* _Task description_:
Write out the data below in full, unchanged, minus the images.

[Stored records]
•••••
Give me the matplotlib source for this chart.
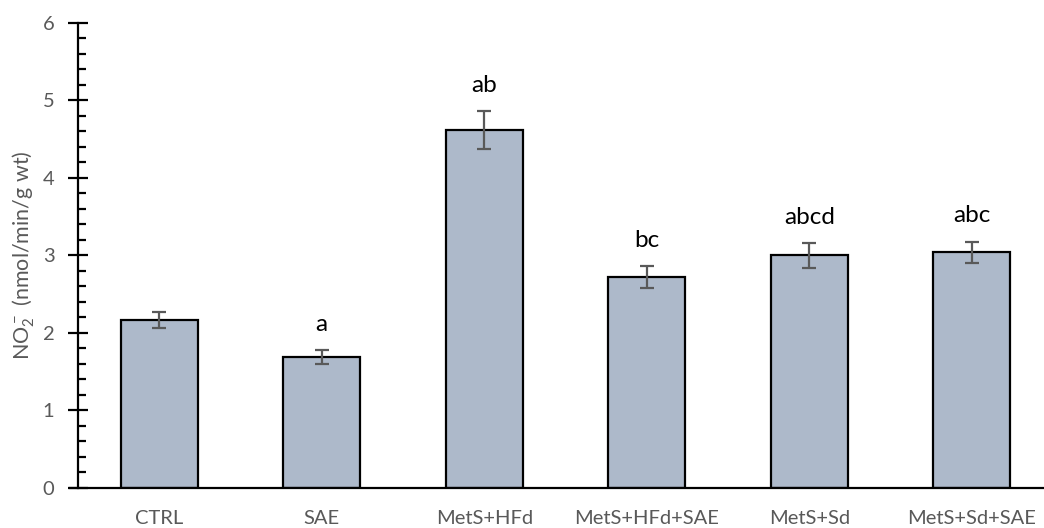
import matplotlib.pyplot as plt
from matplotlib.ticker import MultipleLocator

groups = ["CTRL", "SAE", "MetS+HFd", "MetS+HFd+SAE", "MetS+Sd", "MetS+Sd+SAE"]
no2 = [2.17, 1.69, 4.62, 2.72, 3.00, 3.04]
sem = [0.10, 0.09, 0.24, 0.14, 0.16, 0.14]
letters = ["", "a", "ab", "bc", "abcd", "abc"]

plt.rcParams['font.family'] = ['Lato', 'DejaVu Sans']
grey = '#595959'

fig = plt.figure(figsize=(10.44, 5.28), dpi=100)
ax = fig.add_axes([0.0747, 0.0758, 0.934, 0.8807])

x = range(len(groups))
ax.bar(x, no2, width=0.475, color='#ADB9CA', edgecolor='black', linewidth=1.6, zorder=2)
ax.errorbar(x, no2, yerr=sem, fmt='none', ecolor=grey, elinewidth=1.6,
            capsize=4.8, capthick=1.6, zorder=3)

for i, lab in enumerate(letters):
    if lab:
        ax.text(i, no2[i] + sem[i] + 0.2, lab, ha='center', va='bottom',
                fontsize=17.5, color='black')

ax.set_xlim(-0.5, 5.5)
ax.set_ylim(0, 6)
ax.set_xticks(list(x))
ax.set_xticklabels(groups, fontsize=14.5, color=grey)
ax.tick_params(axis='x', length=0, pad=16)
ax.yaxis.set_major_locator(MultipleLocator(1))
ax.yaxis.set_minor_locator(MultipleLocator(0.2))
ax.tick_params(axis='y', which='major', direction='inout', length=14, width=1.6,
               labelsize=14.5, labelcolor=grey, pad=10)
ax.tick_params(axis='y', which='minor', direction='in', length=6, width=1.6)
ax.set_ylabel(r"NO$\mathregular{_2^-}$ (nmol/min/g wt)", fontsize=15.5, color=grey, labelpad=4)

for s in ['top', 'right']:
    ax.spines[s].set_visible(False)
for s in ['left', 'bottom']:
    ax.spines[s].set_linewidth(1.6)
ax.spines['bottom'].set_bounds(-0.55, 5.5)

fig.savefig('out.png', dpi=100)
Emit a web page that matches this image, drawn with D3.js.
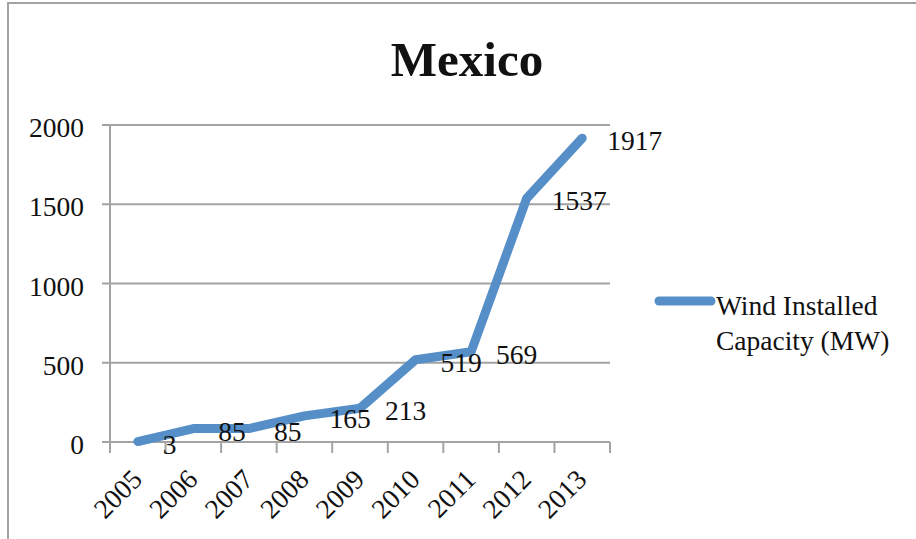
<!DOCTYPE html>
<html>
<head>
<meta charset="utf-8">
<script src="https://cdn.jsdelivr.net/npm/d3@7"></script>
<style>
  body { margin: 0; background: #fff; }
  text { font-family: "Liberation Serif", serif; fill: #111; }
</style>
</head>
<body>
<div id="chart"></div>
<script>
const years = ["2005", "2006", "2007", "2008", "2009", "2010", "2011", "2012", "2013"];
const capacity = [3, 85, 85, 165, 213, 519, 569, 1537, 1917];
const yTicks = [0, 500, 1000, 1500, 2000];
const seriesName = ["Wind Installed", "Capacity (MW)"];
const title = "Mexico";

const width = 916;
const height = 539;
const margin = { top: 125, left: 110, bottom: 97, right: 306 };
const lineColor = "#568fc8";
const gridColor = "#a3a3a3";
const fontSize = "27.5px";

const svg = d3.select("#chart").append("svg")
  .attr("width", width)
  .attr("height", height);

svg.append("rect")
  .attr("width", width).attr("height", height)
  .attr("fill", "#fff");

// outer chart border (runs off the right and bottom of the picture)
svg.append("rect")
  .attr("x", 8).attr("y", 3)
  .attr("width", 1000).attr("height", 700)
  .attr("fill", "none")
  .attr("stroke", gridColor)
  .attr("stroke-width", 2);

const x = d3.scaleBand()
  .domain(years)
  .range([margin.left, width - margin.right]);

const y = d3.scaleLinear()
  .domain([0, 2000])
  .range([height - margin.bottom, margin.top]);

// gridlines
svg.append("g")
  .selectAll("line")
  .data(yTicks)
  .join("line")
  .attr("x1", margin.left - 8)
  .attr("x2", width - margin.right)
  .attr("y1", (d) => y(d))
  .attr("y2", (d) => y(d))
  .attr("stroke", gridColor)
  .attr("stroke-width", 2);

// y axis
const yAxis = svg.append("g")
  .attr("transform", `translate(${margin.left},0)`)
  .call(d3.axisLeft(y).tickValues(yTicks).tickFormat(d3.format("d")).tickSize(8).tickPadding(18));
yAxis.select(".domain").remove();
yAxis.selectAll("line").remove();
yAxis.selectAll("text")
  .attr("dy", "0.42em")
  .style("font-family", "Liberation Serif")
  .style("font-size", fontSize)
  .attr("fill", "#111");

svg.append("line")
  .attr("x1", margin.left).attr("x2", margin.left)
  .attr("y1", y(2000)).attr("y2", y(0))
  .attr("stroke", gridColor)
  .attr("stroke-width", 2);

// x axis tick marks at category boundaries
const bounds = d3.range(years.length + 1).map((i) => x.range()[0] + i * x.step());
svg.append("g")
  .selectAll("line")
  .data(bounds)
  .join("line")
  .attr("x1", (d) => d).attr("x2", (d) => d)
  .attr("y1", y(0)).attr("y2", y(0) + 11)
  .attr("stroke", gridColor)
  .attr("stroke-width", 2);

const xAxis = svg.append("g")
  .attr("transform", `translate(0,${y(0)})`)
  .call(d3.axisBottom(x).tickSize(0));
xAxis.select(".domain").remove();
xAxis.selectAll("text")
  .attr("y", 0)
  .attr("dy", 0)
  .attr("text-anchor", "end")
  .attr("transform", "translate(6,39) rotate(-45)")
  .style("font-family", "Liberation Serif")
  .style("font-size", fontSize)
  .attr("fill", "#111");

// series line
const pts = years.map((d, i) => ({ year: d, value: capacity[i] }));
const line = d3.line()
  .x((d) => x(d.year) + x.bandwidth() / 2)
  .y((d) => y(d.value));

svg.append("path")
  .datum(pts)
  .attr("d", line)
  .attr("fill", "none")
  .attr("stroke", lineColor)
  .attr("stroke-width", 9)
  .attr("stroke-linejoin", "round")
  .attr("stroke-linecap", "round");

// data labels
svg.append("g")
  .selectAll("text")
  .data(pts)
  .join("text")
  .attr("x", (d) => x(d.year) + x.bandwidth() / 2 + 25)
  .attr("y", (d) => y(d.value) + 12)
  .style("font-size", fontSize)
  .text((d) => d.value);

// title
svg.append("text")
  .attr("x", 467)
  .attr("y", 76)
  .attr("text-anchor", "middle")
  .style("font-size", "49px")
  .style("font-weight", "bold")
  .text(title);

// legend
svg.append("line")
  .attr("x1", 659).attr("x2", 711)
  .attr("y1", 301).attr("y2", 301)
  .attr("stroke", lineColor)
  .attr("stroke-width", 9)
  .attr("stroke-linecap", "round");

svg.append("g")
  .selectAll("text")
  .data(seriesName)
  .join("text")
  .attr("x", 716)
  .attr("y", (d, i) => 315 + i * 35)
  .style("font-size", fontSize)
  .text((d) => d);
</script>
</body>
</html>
•••••
* _Worked answer_:
Give me the matplotlib source for this chart.
import matplotlib.pyplot as plt
from matplotlib.ticker import MultipleLocator

groups = ["CTRL", "SAE", "MetS+HFd", "MetS+HFd+SAE", "MetS+Sd", "MetS+Sd+SAE"]
no2 = [2.17, 1.69, 4.62, 2.72, 3.00, 3.04]
sem = [0.10, 0.09, 0.24, 0.14, 0.16, 0.14]
letters = ["", "a", "ab", "bc", "abcd", "abc"]

plt.rcParams['font.family'] = ['Lato', 'DejaVu Sans']
grey = '#595959'

fig = plt.figure(figsize=(10.44, 5.28), dpi=100)
ax = fig.add_axes([0.0747, 0.0758, 0.934, 0.8807])

x = range(len(groups))
ax.bar(x, no2, width=0.475, color='#ADB9CA', edgecolor='black', linewidth=1.6, zorder=2)
ax.errorbar(x, no2, yerr=sem, fmt='none', ecolor=grey, elinewidth=1.6,
            capsize=4.8, capthick=1.6, zorder=3)

for i, lab in enumerate(letters):
    if lab:
        ax.text(i, no2[i] + sem[i] + 0.2, lab, ha='center', va='bottom',
                fontsize=17.5, color='black')

ax.set_xlim(-0.5, 5.5)
ax.set_ylim(0, 6)
ax.set_xticks(list(x))
ax.set_xticklabels(groups, fontsize=14.5, color=grey)
ax.tick_params(axis='x', length=0, pad=16)
ax.yaxis.set_major_locator(MultipleLocator(1))
ax.yaxis.set_minor_locator(MultipleLocator(0.2))
ax.tick_params(axis='y', which='major', direction='inout', length=14, width=1.6,
               labelsize=14.5, labelcolor=grey, pad=10)
ax.tick_params(axis='y', which='minor', direction='in', length=6, width=1.6)
ax.set_ylabel(r"NO$\mathregular{_2^-}$ (nmol/min/g wt)", fontsize=15.5, color=grey, labelpad=4)

for s in ['top', 'right']:
    ax.spines[s].set_visible(False)
for s in ['left', 'bottom']:
    ax.spines[s].set_linewidth(1.6)
ax.spines['bottom'].set_bounds(-0.55, 5.5)

fig.savefig('out.png', dpi=100)
Emit a web page that matches this image, drawn with D3.js.
<!DOCTYPE html>
<html>
<head>
<meta charset="utf-8">
<script src="https://cdn.jsdelivr.net/npm/d3@7"></script>
<style>
  body { margin: 0; background: #fff; }
  text { font-family: "Liberation Serif", serif; fill: #111; }
</style>
</head>
<body>
<div id="chart"></div>
<script>
const years = ["2005", "2006", "2007", "2008", "2009", "2010", "2011", "2012", "2013"];
const capacity = [3, 85, 85, 165, 213, 519, 569, 1537, 1917];
const yTicks = [0, 500, 1000, 1500, 2000];
const seriesName = ["Wind Installed", "Capacity (MW)"];
const title = "Mexico";

const width = 916;
const height = 539;
const margin = { top: 125, left: 110, bottom: 97, right: 306 };
const lineColor = "#568fc8";
const gridColor = "#a3a3a3";
const fontSize = "27.5px";

const svg = d3.select("#chart").append("svg")
  .attr("width", width)
  .attr("height", height);

svg.append("rect")
  .attr("width", width).attr("height", height)
  .attr("fill", "#fff");

// outer chart border (runs off the right and bottom of the picture)
svg.append("rect")
  .attr("x", 8).attr("y", 3)
  .attr("width", 1000).attr("height", 700)
  .attr("fill", "none")
  .attr("stroke", gridColor)
  .attr("stroke-width", 2);

const x = d3.scaleBand()
  .domain(years)
  .range([margin.left, width - margin.right]);

const y = d3.scaleLinear()
  .domain([0, 2000])
  .range([height - margin.bottom, margin.top]);

// gridlines
svg.append("g")
  .selectAll("line")
  .data(yTicks)
  .join("line")
  .attr("x1", margin.left - 8)
  .attr("x2", width - margin.right)
  .attr("y1", (d) => y(d))
  .attr("y2", (d) => y(d))
  .attr("stroke", gridColor)
  .attr("stroke-width", 2);

// y axis
const yAxis = svg.append("g")
  .attr("transform", `translate(${margin.left},0)`)
  .call(d3.axisLeft(y).tickValues(yTicks).tickFormat(d3.format("d")).tickSize(8).tickPadding(18));
yAxis.select(".domain").remove();
yAxis.selectAll("line").remove();
yAxis.selectAll("text")
  .attr("dy", "0.42em")
  .style("font-family", "Liberation Serif")
  .style("font-size", fontSize)
  .attr("fill", "#111");

svg.append("line")
  .attr("x1", margin.left).attr("x2", margin.left)
  .attr("y1", y(2000)).attr("y2", y(0))
  .attr("stroke", gridColor)
  .attr("stroke-width", 2);

// x axis tick marks at category boundaries
const bounds = d3.range(years.length + 1).map((i) => x.range()[0] + i * x.step());
svg.append("g")
  .selectAll("line")
  .data(bounds)
  .join("line")
  .attr("x1", (d) => d).attr("x2", (d) => d)
  .attr("y1", y(0)).attr("y2", y(0) + 11)
  .attr("stroke", gridColor)
  .attr("stroke-width", 2);

const xAxis = svg.append("g")
  .attr("transform", `translate(0,${y(0)})`)
  .call(d3.axisBottom(x).tickSize(0));
xAxis.select(".domain").remove();
xAxis.selectAll("text")
  .attr("y", 0)
  .attr("dy", 0)
  .attr("text-anchor", "end")
  .attr("transform", "translate(6,39) rotate(-45)")
  .style("font-family", "Liberation Serif")
  .style("font-size", fontSize)
  .attr("fill", "#111");

// series line
const pts = years.map((d, i) => ({ year: d, value: capacity[i] }));
const line = d3.line()
  .x((d) => x(d.year) + x.bandwidth() / 2)
  .y((d) => y(d.value));

svg.append("path")
  .datum(pts)
  .attr("d", line)
  .attr("fill", "none")
  .attr("stroke", lineColor)
  .attr("stroke-width", 9)
  .attr("stroke-linejoin", "round")
  .attr("stroke-linecap", "round");

// data labels
svg.append("g")
  .selectAll("text")
  .data(pts)
  .join("text")
  .attr("x", (d) => x(d.year) + x.bandwidth() / 2 + 25)
  .attr("y", (d) => y(d.value) + 12)
  .style("font-size", fontSize)
  .text((d) => d.value);

// title
svg.append("text")
  .attr("x", 467)
  .attr("y", 76)
  .attr("text-anchor", "middle")
  .style("font-size", "49px")
  .style("font-weight", "bold")
  .text(title);

// legend
svg.append("line")
  .attr("x1", 659).attr("x2", 711)
  .attr("y1", 301).attr("y2", 301)
  .attr("stroke", lineColor)
  .attr("stroke-width", 9)
  .attr("stroke-linecap", "round");

svg.append("g")
  .selectAll("text")
  .data(seriesName)
  .join("text")
  .attr("x", 716)
  .attr("y", (d, i) => 315 + i * 35)
  .style("font-size", fontSize)
  .text((d) => d);
</script>
</body>
</html>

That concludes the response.